Thank you so much, that’s wonderful to hear. Dawnay really was her own person. She just kind of hijacked me and told her own story. But she was partly based on a variety of reading I did about women scientists. The main two that influenced me in Dawnay’s creation were Émilie du Châtelet and Sophie Germain, though there were snippets of many other scientists I read about, including male ones such as Richard Feynman. Du Châtelet was a genius, a mathematician and scientist, a translator of Newton and all-round free spirit. She lived with her lover Voltaire and defied convention in so many ways. She also loved wearing nice frocks and loads of jewellery! I loved her defiance, her life lived as she wanted it.
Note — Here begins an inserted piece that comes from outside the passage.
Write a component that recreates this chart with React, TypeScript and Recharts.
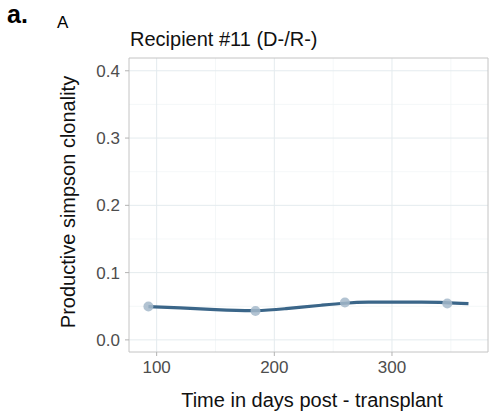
import {
  ComposedChart,
  Line,
  Scatter,
  XAxis,
  YAxis,
  CartesianGrid,
  ReferenceArea,
} from 'recharts';

// observed samples
const DAYS = [93, 184, 260, 347];
const CLONALITY = [0.0495, 0.043, 0.0555, 0.054];

// smoothed fit
const FIT_DAYS = [93, 120, 150, 184, 210, 240, 260, 280, 300, 325, 345, 365];
const FIT_VALUES = [0.0495, 0.0475, 0.045, 0.0435, 0.0465, 0.0515, 0.0545, 0.056, 0.056, 0.056, 0.0555, 0.054];

const X_TICKS = [100, 200, 300];
const X_MINOR = [150, 250, 350];
const Y_TICKS = [0, 0.1, 0.2, 0.3, 0.4];
const Y_MINOR = [0.05, 0.15, 0.25, 0.35];
const X_DOMAIN: [number, number] = [76.5, 381.6];
const Y_DOMAIN: [number, number] = [-0.018, 0.419];

const FONT = '"Liberation Sans", Arial, sans-serif';
const TICK = { fontSize: 17, fill: '#4d4d4d', fontFamily: FONT };

const points = DAYS.map((d, i) => ({ day: d, value: CLONALITY[i] }));
const fit = FIT_DAYS.map((d, i) => ({ day: d, value: FIT_VALUES[i] }));

export default function App() {
  return (
    <div style={{ position: 'absolute', left: 0, top: 0, width: 490, height: 419, background: '#fff', fontFamily: FONT }}>
      <div style={{ position: 'absolute', left: 7, top: 0, fontSize: 25, fontWeight: 'bold', color: '#000' }}>a.</div>
      <div style={{ position: 'absolute', left: 57, top: 13, fontSize: 17, color: '#000' }}>A</div>
      <div style={{ position: 'absolute', left: 130, top: 28, fontSize: 20, color: '#111' }}>Recipient #11 (D-/R-)</div>
      <div
        style={{
          position: 'absolute',
          left: 68,
          top: 202,
          fontSize: 20,
          color: '#111',
          whiteSpace: 'nowrap',
          transform: 'translate(-50%, -50%) rotate(-90deg)',
        }}
      >
        Productive simpson clonality
      </div>
      <div
        style={{
          position: 'absolute',
          left: 312,
          top: 400,
          fontSize: 20,
          color: '#111',
          whiteSpace: 'nowrap',
          transform: 'translate(-50%, -50%)',
        }}
      >
        Time in days post - transplant
      </div>
      <ComposedChart
        width={490}
        height={419}
        margin={{ top: 58, right: 2, bottom: 0, left: 0 }}
        style={{ position: 'absolute', left: 0, top: 0 }}
      >
        <CartesianGrid
          stroke="#f1f5f6"
          strokeWidth={0.8}
          verticalValues={X_MINOR}
          horizontalValues={Y_MINOR}
        />
        <CartesianGrid
          stroke="#e4ebee"
          strokeWidth={1}
          verticalValues={X_TICKS}
          horizontalValues={Y_TICKS}
        />
        <XAxis
          type="number"
          dataKey="day"
          domain={X_DOMAIN}
          ticks={X_TICKS}
          allowDataOverflow
          height={67}
          tick={TICK}
          tickSize={4}
          tickMargin={5}
          axisLine={false}
          tickLine={{ stroke: '#b3b3b3' }}
        />
        <YAxis
          type="number"
          dataKey="value"
          domain={Y_DOMAIN}
          ticks={Y_TICKS}
          allowDataOverflow
          width={129}
          tick={TICK}
          tickSize={4}
          tickMargin={5}
          tickFormatter={(v: number) => v.toFixed(1)}
          axisLine={false}
          tickLine={{ stroke: '#b3b3b3' }}
        />
        <ReferenceArea
          x1={X_DOMAIN[0]}
          x2={X_DOMAIN[1]}
          y1={Y_DOMAIN[0]}
          y2={Y_DOMAIN[1]}
          fill="none"
          stroke="#c4c4c4"
          strokeWidth={1}
          ifOverflow="visible"
        />
        <Scatter
          data={points}
          dataKey="value"
          fill="#a5b8ca"
          shape={(p: any) => <circle cx={p.cx} cy={p.cy} r={5} fill="#a5b8ca" fillOpacity={0.85} />}
          isAnimationActive={false}
        />
        <Line
          data={fit}
          dataKey="value"
          type="natural"
          stroke="#3b6689"
          strokeWidth={3.2}
          dot={false}
          activeDot={false}
          isAnimationActive={false}
        />
      </ComposedChart>
    </div>
  );
}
I read a story about Germain, that when she was a young girl she was determined to learn mathematics, but her parents didn’t approve. So she did it in her room and her parents stopped lighting her fire, so that she’d stay in bed, then they found her one morning wrapped in blankets asleep at her desk! She wasn’t allowed to go to lectures, because she was female, so she wrote letters to some great mathematicians of her day and learnt from them that way. I loved her absolute determination and pure self-knowledge, that she knew maths was the thing for her and nothing else would do and nothing would stop her! That’s Dawnay to a tee. Though I’m not a scientific person at all, there is a little bit of me in Dawnay, and that’s her stubbornness. There have been points in my life where someone in some kind of authority has said No to me, No, you can’t do that, I’m afraid. And I’ve always tried to find a way round it. Many times I’ve failed, but sometimes I’ve simply asked the question, Why not? And that can open up so many possibilities…

Synopsis

In the 18th century, Dawnay Price is an anomaly.  An educated foundling, a woman of science in a time when such things are unheard of, she overcomes her origins to become a natural philosopher.
Against the conventions of the day, and the alarm of her male contemporaries, she sets sail to Portugal to develop her theories.  There she makes some startling discoveries – not only in an ancient cave whose secrets hint as a previously undiscovered civilization, but also in her own heart.  The siren call of science is powerful, but as war approaches she finds herself pulled in another direction by feelings she cannot control.
Buy the Book

About the Author

Rebecca Mascull lives by the sea in the east of England with her partner Simon and their daughter Poppy.  She has previously worked in education and has a Masters in Writing.  Song of the Sea Maid is her second novel.


Meet Rebecca Online

2 comments:

Beppie Harrison said...

What a wonderful story, and how fascinating to learn some of the steps that led Rebecca to tell it. Makes me want to throw myself into her research just to enjoy its richness.

Catherine Curzon said...

It's a really fabulous book, highly recommended!